Curioseando en el noticiario diario no he podido resistir fijarme en el enésimo premio que acapara Uncharted 4 como juego del año. La propuesta, alimentada por la tensión de los retrasos con resultado satisfactorio tras los desaguisados temporales, recaló en ese segmento de jugadores poseedores de una PlayStation 4. Particularmente me esperé a una bajada de precio para adquirir el juego, y mi experiencia estuvo orquestada por varias sensaciones antagónicas cuyos claroscuros no hacían más que plantearme la continuidad de la aventura. Nathan era consciente de mi relativo descontento; su mirada transmitía visceralmente el lamento de un producto programado sin autoconsciencia pero puntillosamente diseñado. Y entonces comprendí la magnificencia del juego.
Naughty Dog es la empresa deudora de la progresión artística por excelencia. Desde los clásicos cuadros representativos de los desafueros sociales y las intentonas revolucionarias trazadas gracias a la silente maestría del pincel hasta la sucesión de imágenes en pantallas descomunales que siguen ofreciendo entretenimiento y concienciación por partes iguales, los videojuegos acogen un modelo artístico evolucionado y adaptado al siglo XXI.
No se caracterizan por la emancipación anímica del los artistas, aunque algunos diseñadores proyectan en nuestras consolas sus más internos padecimientos. Tampoco tenemos por qué encontrar la resolutiva pugna de los temores subjetivos de ningún programador; ni la afanosa tentativa revolucionaria que obedezca al despliegue de un cambio social; ni la redención de un penitente. Encontramos en los videojuegos el propio concepto de la multidimensionalidad artística, marcada por la tendencia idiosincrásica de cada casa. No falta, desde luego, la exploración tangencial de sus vastos mundos rubricada por Bethesda, así como tampoco la -personalmente- desacreditada destreza de Ubisoft ante la transmisión didáctica en Assassin´s Creed. Ni, por supuesto, el toque divino del realismo gráfico que Naughty Dog plasmó en Uncharted 4.
Si por algo entiendo la saturación de premios en la cuarta entrega numérica de Nathan Drake es precisamente por esgrimir milimétricamente un realismo inaudito en los videojuegos. No despunta una trama subversiva más allá de la fidelización a sus jugadores. La historia, dotada de la espectacularidad Hollywoodense y de su inherente vacuidad narrativa, ha sabido aprovechar el virtuosismo característico del título, ingenio que lo ha encumbrado entre grandes juegos.

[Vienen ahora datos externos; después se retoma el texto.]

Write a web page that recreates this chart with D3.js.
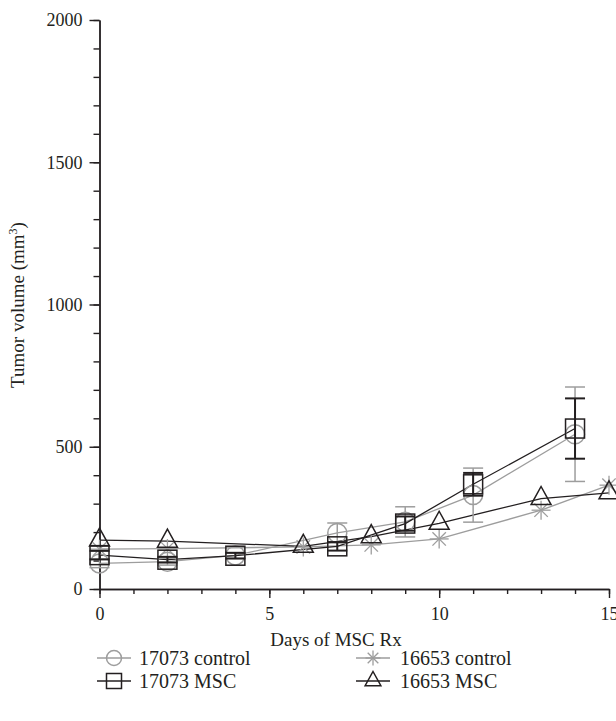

No hablo de las muecas impresas por la metralla en una pared semiderruida, ni de la naturalidad reflejada en el agua, ni de la perfecta física de locomoción presente en los vehículos, no; hablo del amor, el trabajo y la ambición que han volcado en ello. La expresión gráfica del juego no tiene parangón, sus a priori imperceptibles dotes artísticos pasan desapercibidos ante las vaciedades del juego, pero una visión crítica y reflexiva de este aspecto logra convencer y disipar cualquier duda de sobrevaloración.
La tracción de la gravilla que arrastra piedras, la pluralidad de animaciones para una sola acción (como subir al coche), la impregnación de barro congruente con su contacto previo, la sujeción de armas, las modificaciones corporales previas al contacto del agua, o esa contemplativa visión que refleja el paisaje encubierto a través de la mirada de Nathan, conocedor del esplendor que oculta ese pequeño detalle insignificante para sus ojos pero revelador para los nuestros.
Uncharted 4 encuentra la excelencia en el realismo. Cuando mentaba la multidimensionalidad de los videojuegos refería precisamente a la especialización de cada empresa. Es difícil y casi inabarcable programar un producto perfecto en todos sus rasgos, o bien se focaliza en una trama de carácter incognoscible como NieR o, por otro lado, se apuesta por el vértigo aplastante del desenfreno gráfico como en Horizon. Pero, entre esas piezas de aglutinamiento artístico, la labor de nuestro Nathan despunta gracias a las pinceladas preciosistas de su aparente imperceptibilidad realista.